Si le casting fait des étincelles, ce blockbuster reste porté par les frêles épaules de Timothée Chalamet qui s'en sort avec des lauriers dans un rôle qu'on imaginerait pourtant incarné par un physique plus proéminent. Il est pourtant brillant dans l'interprétation de ce personnage complexe d'aristocrate avide de vengeance et de figure biblique dont la légende a été fabriquée de toutes pièces depuis des siècles. L'actrice suédoise Rebecca Ferguson tire également son épingle du jeu dans son rôle de matriarche implacable. Fierté locale et pas des moindres, la présence à l'écran de la Genevoise Souheila Yacoub qui incarne ici une guerrière Fremen au cynisme rafraichissant.
Autre personnage impressionnant, Austin Butler (Elvis), méconnaissable dans son personnage de Feyd-Rautha. L'acteur interprète un psychopathe terrifiant, dont la scène d'introduction marque la rétine par des images qui touchent au sublime.
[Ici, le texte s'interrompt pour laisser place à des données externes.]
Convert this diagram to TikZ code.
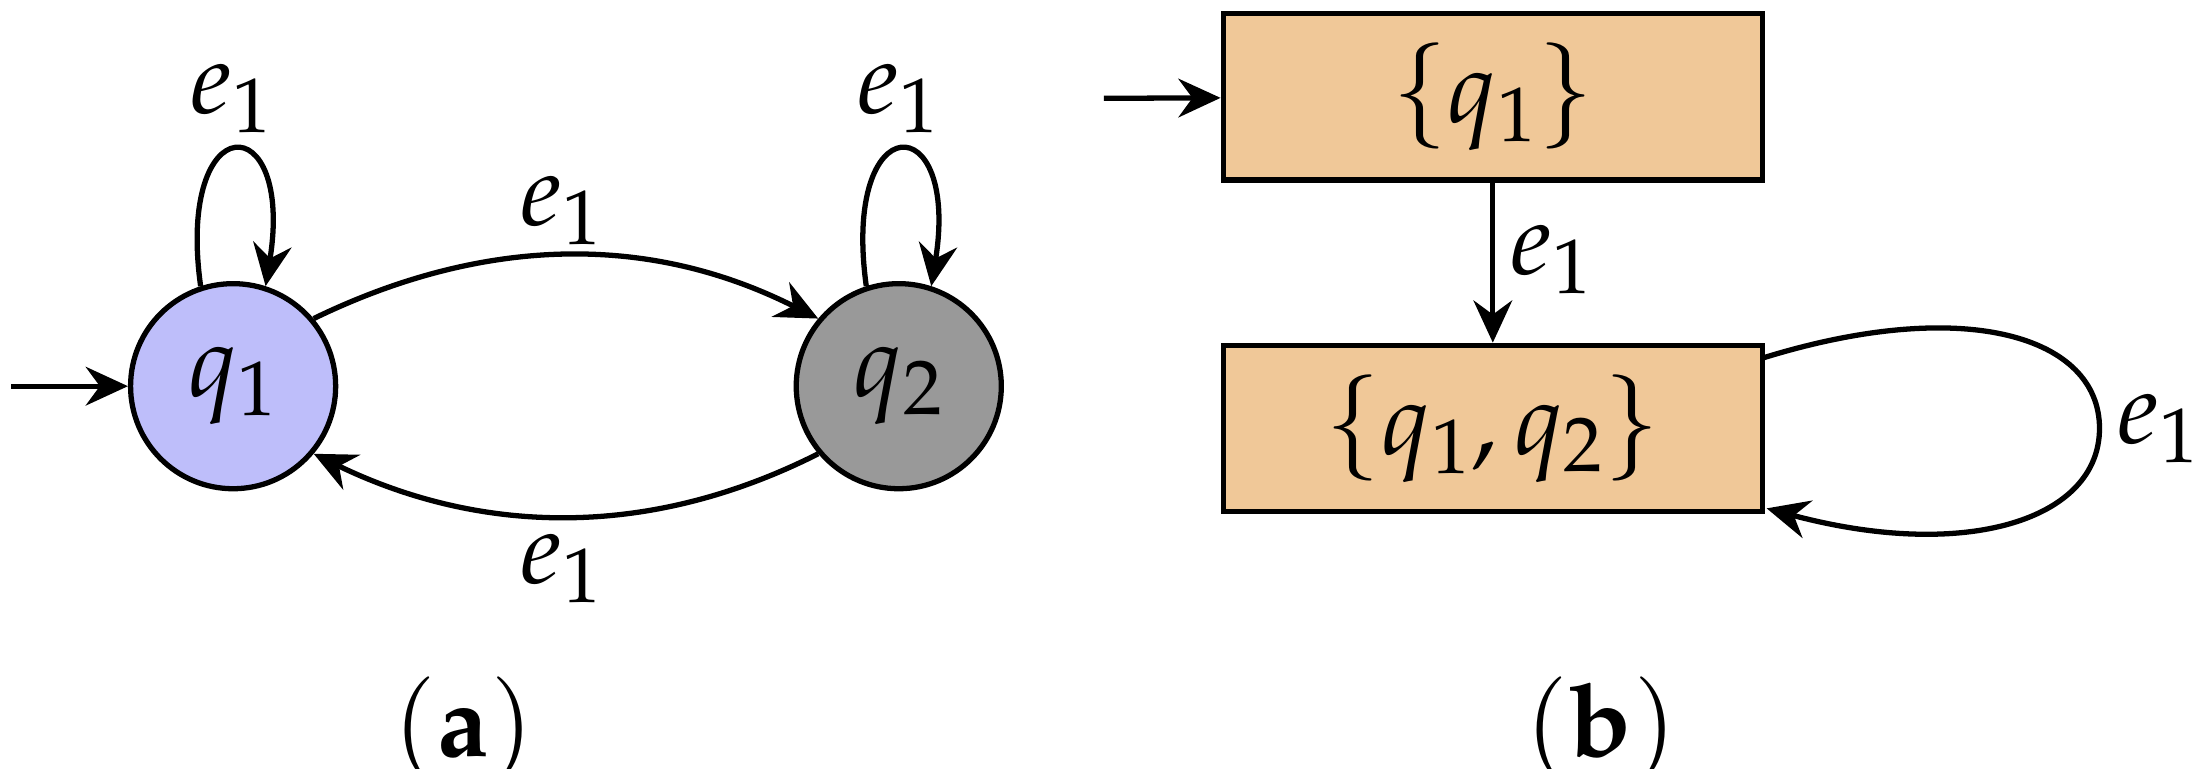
\documentclass[tikz,border=0pt]{standalone}
\usepackage{mathpazo}
\usetikzlibrary{arrows.meta}
\begin{document}
\begin{tikzpicture}[x=0.014043cm,y=-0.014043cm,
  every node/.style={font=\fontsize{29}{34}\selectfont},
  st/.style={circle,draw,line width=1.5pt,minimum size=2.05cm,inner sep=0},
  bx/.style={draw,line width=1.5pt,fill={rgb,255:red,240;green,200;blue,152},minimum width=5.39cm,minimum height=1.66cm},
  ed/.style={line width=1.5pt,-{Stealth[length=12pt,width=11pt,inset=4pt]}},
  lab/.style={inner sep=0}]
\useasboundingbox (0,0) rectangle (1568,547);
\node[st,fill={rgb,255:red,190;green,190;blue,250}] (q1) at (166,275) {$q_1$};
\node[st,fill={rgb,255:red,153;green,153;blue,153}] (q2) at (640,275) {$q_2$};
\coordinate (i1) at (8,275);
\draw[ed] (i1) -- (q1);
\draw[ed] (q1.108) .. controls (125,75) and (210,75) .. (q1.72);
\draw[ed] (q2.108) .. controls (599,75) and (684,75) .. (q2.72);
\draw[ed] (q1.40) .. controls (330,175) and (450,160) .. (q2.140);
\draw[ed] (q2.220) .. controls (450,390) and (330,375) .. (q1.320);
\node[lab] (l1) at (165,70) {$e_1$};
\node[lab] (l2) at (640,70) {$e_1$};
\node[lab] (l3) at (400,150) {$e_1$};
\node[lab] (l4) at (400,405) {$e_1$};
\node (la) at (330,520) {$\mathbf{(a)}$};
\node[bx] (b1) at (1063,69) {$\{q_1\}$};
\node[bx] (b2) at (1063,305) {$\{q_1,q_2\}$};
\coordinate (i2) at (786,70);
\draw[ed] (i2) -- (b1);
\draw[ed] (b1) -- (b2);
\node[lab] (l5) at (1105,185) {$e_1$};
\coordinate (s) at (1255,255);
\coordinate (t) at (1258,362);
\draw[ed] (s) .. controls (1400,210) and (1495,240) .. (1495,305) .. controls (1495,370) and (1400,400) .. (t);
\node[lab] (l6) at (1537,305) {$e_1$};
\node (lb) at (1140,520) {$\mathbf{(b)}$};
\end{tikzpicture}
\end{document}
Une superbe séquence en noir et blanc qui présente l'esthétique Harkonnen, où se côtoient une architecture brutaliste et des éléments organiques.
Dune: deuxième partie est un vertige pour tous les sens. La musique d'Hans Zimmer met les potins à fond, frôlant l'assourdissement. Une puissance sonore qui s'accompagne d'une direction artistique touchant au sublime, avec des choix visuels audacieux rarement vus au cinéma. Tout n'est que gigantisme, où l'infiniment petit côtoie l'infiniment grand. Ce travail d'orfèvre sur la forme, se ressent également sur le fond. Le récit fait preuve d'une maturité et d'une noirceur dans ses enjeux politiques, militaires et religieux qui ne laisse pas indifférent tant on peut y ressentir une forme de similitude avec notre propre monde.
Dommage pour l'émotion, aussi absente que l'eau sur Arrakis, n'existant qu'au travers du lien affectif entre Paul et Chani. Cependant, les défauts se comptent en grains de sable tant Dune est grandiose et propose de la science-fiction d'un acabit qui n'arrive qu'une fois par décennie. A voir sur le plus grand écran possible, quitte à en perdre l'audition et vous brûler les rétines.
«Dune: deuxième partie» de Denis Villeneuve sort sur les écrans romands le 27 février 2024. Durée: 2h 46min.